Breakthroughs in footprint and energy consumption
Right now, digital radio components are still difficult to build. However, this is an area where researchers expect to see breakthroughs in terms of cost, die size, and simultaneous radio operation. For example, researchers have already seen a 5X reduction in terms of the number of inductors that would be required in this kind of design—an important advance, since inductors tend to take up lot of footprint.
Especially for WiMAX and WiFi multiradios, the ability to make smaller radios is critical for reaching form factor and energy efficiency design goals. With smaller component sizes, manufacturers will be able to include the required technologies and interfaces to make multiradio work seamlessly across any communication infrastructure. It's an advance that will allow designers to manage simultaneous radio operations, deal with platform interference, mitigate noise, and resolve other similar issues.
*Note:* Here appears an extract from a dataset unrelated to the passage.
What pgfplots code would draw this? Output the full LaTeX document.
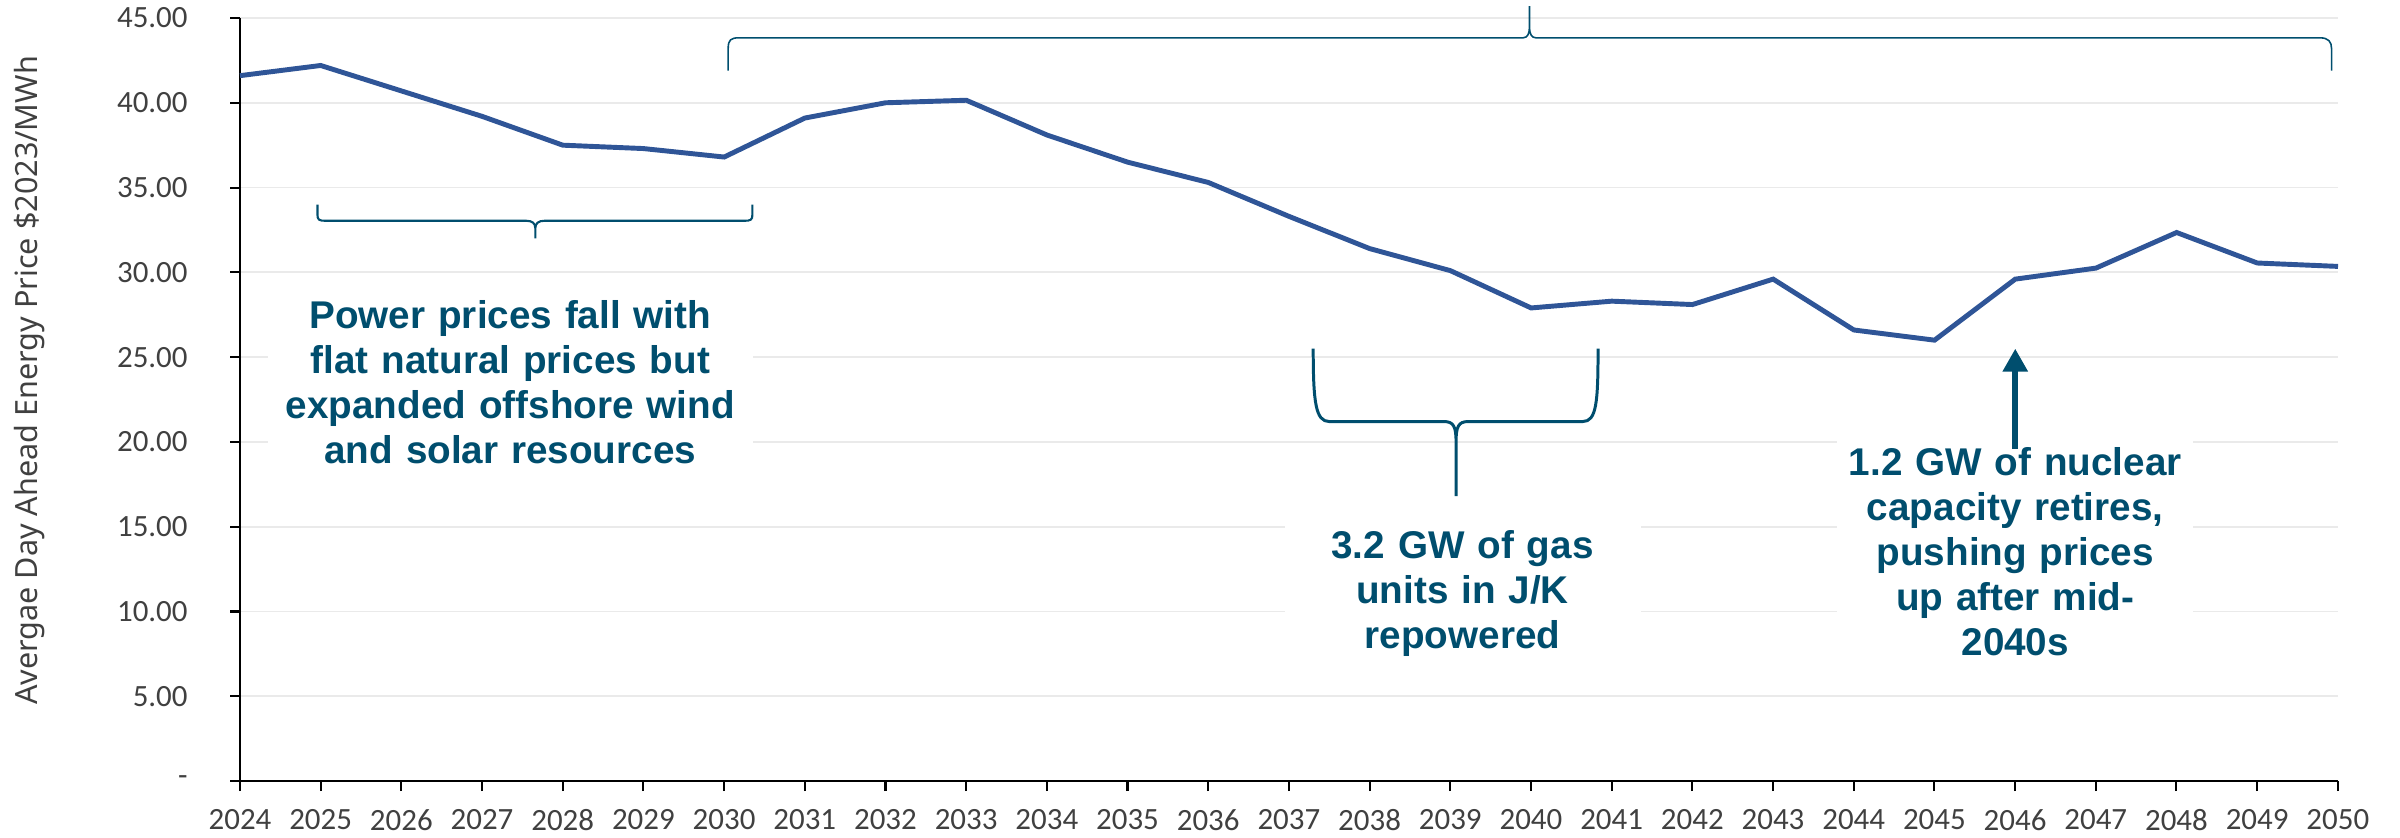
\documentclass[border=0pt]{standalone}
\usepackage{fontspec}
\usepackage{pgfplots}
\pgfplotsset{compat=1.18}
\usetikzlibrary{arrows.meta}
\newfontfamily\tickfont{Carlito}
\newfontfamily\labfont{Noto Sans}
\newfontfamily\annfont{Liberation Sans}
\definecolor{linecol}{RGB}{47,85,151}
\definecolor{anncol}{RGB}{0,78,110}
\definecolor{tickcol}{RGB}{64,64,64}
\definecolor{gridcol}{RGB}{234,234,234}
\begin{document}
\begin{tikzpicture}
\path[use as bounding box] (-24mm,-5.6mm) rectangle (216mm,78.1mm);
\begin{axis}[
  at={(0,0)}, anchor=south west,
  width=209.8mm, height=76.3mm, scale only axis,
  xmin=2024, xmax=2050, ymin=0, ymax=45,
  clip=false,
  axis x line*=bottom, axis y line*=left,
  axis line style={-, line width=0.8pt, black},
  xtick={2024,...,2050},
  ytick={0,5,...,45},
  yticklabels={{-\hspace{1.9mm}},5.00,10.00,15.00,20.00,25.00,30.00,35.00,40.00,45.00},
  tick align=outside,
  major tick length=1mm,
  tick style={black, line width=0.6pt},
  ymajorgrids,
  grid style={gridcol, line width=0.5pt},
  tick label style={font=\tickfont\fontsize{8.8}{10}\selectfont, text=tickcol},
  /pgf/number format/assume math mode=true,
  /pgf/number format/1000 sep={},
  xticklabel style={yshift=-0.6mm},
  yticklabel style={xshift=-3.0mm},
  ylabel={Avergae Day Ahead Energy Price \$2023/MWh},
  ylabel style={at={(axis description cs:-0.1005,0.525)}, anchor=center, font=\labfont\fontsize{8.7}{10}\selectfont, text=tickcol},
]
\addplot[linecol, line width=1.4pt, mark=none] coordinates {
(2024,41.6) (2025,42.2) (2026,40.7) (2027,39.2) (2028,37.5) (2029,37.3)
(2030,36.8) (2031,39.1) (2032,40.0) (2033,40.15) (2034,38.1) (2035,36.5)
(2036,35.3) (2037,33.3) (2038,31.4) (2039,30.1) (2040,27.9) (2041,28.3)
(2042,28.1) (2043,29.6) (2044,26.6) (2045,26.0) (2046,29.6) (2047,30.25)
(2048,32.35) (2049,30.55) (2050,30.35)
};
% annotation boxes
\node[fill=white, inner xsep=0.5mm, inner ysep=1.2mm, text width=47.5mm, align=center, text=anncol,
  font=\annfont\bfseries\fontsize{11}{12.8}\selectfont]
  at (axis cs:2027.35,23.5) {Power prices fall with flat natural prices but expanded offshore wind and solar resources};
\node[fill=white, inner xsep=0.3mm, inner ysep=1.2mm, text width=35mm, align=center, text=anncol,
  font=\annfont\bfseries\fontsize{11}{12.8}\selectfont]
  at (axis cs:2039.15,11.03) {3.2 GW of gas\\units in J/K\\repowered};
\node[fill=white, inner xsep=0.3mm, inner ysep=1.2mm, text width=35mm, align=center, text=anncol,
  font=\annfont\bfseries\fontsize{11}{12.8}\selectfont]
  at (axis cs:2046.0,13.5) {1.2 GW of nuclear\\capacity retires,\\pushing prices\\up after mid-\\2040s};
% arrow
\draw[anncol, line width=1.8pt, -{Triangle[width=2.4mm,length=2.3mm]}]
  (axis cs:2046,19.6) -- (axis cs:2046,25.5);
% top brace
\draw[anncol, line width=0.45pt]
  (axis cs:2030.05,41.9) -- (axis cs:2030.05,43.2)
  .. controls (axis cs:2030.05,43.7) and (axis cs:2030.08,43.83) .. (axis cs:2030.18,43.83)
  -- (axis cs:2039.90,43.83)
  .. controls (axis cs:2039.96,43.83) and (axis cs:2039.98,44.1) .. (axis cs:2039.98,44.5)
  -- (axis cs:2039.98,45.7) -- (axis cs:2039.98,44.5)
  .. controls (axis cs:2039.98,44.1) and (axis cs:2040.0,43.83) .. (axis cs:2040.06,43.83)
  -- (axis cs:2049.78,43.83)
  .. controls (axis cs:2049.88,43.83) and (axis cs:2049.92,43.6) .. (axis cs:2049.92,43.2)
  -- (axis cs:2049.92,41.9);
% lower-left brace
\draw[anncol, line width=0.6pt]
  (axis cs:2024.96,34.0) -- (axis cs:2024.96,33.4)
  .. controls (axis cs:2024.96,33.1) and (axis cs:2024.98,33.04) .. (axis cs:2025.06,33.04)
  -- (axis cs:2027.55,33.04)
  .. controls (axis cs:2027.62,33.04) and (axis cs:2027.66,32.9) .. (axis cs:2027.66,32.6)
  -- (axis cs:2027.66,32.0) -- (axis cs:2027.66,32.6)
  .. controls (axis cs:2027.66,32.9) and (axis cs:2027.70,33.04) .. (axis cs:2027.77,33.04)
  -- (axis cs:2030.25,33.04)
  .. controls (axis cs:2030.33,33.04) and (axis cs:2030.35,33.1) .. (axis cs:2030.35,33.4)
  -- (axis cs:2030.35,34.0);
% middle brace
\draw[anncol, line width=0.85pt]
  (axis cs:2037.30,25.5)
  .. controls (axis cs:2037.30,22.3) and (axis cs:2037.33,21.2) .. (axis cs:2037.50,21.2)
  -- (axis cs:2038.92,21.2)
  .. controls (axis cs:2039.04,21.2) and (axis cs:2039.07,20.9) .. (axis cs:2039.07,20.0)
  -- (axis cs:2039.07,16.8) -- (axis cs:2039.07,20.0)
  .. controls (axis cs:2039.07,20.9) and (axis cs:2039.10,21.2) .. (axis cs:2039.22,21.2)
  -- (axis cs:2040.64,21.2)
  .. controls (axis cs:2040.81,21.2) and (axis cs:2040.83,22.3) .. (axis cs:2040.83,25.5);
\end{axis}
\end{tikzpicture}
\end{document}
Some manufacturers, such as Intel, have already developed the techniques to build digital radio structures using standard digital CMOS processes. Since such manufacturers are expert at building digital logic, the cost of producing digital radio components should drop significantly.
MIMO systems
With few exceptions, since nearly the beginning of radio science, people have used a single-transmit antenna and a single-receive antenna to do radio communications. It turns out that if there are multiple antennas available, both at the transmit side and at the receive side (such as in a MIMO system), the radio can send a lot more data, send the data further, or send the data faster. The choices are varied.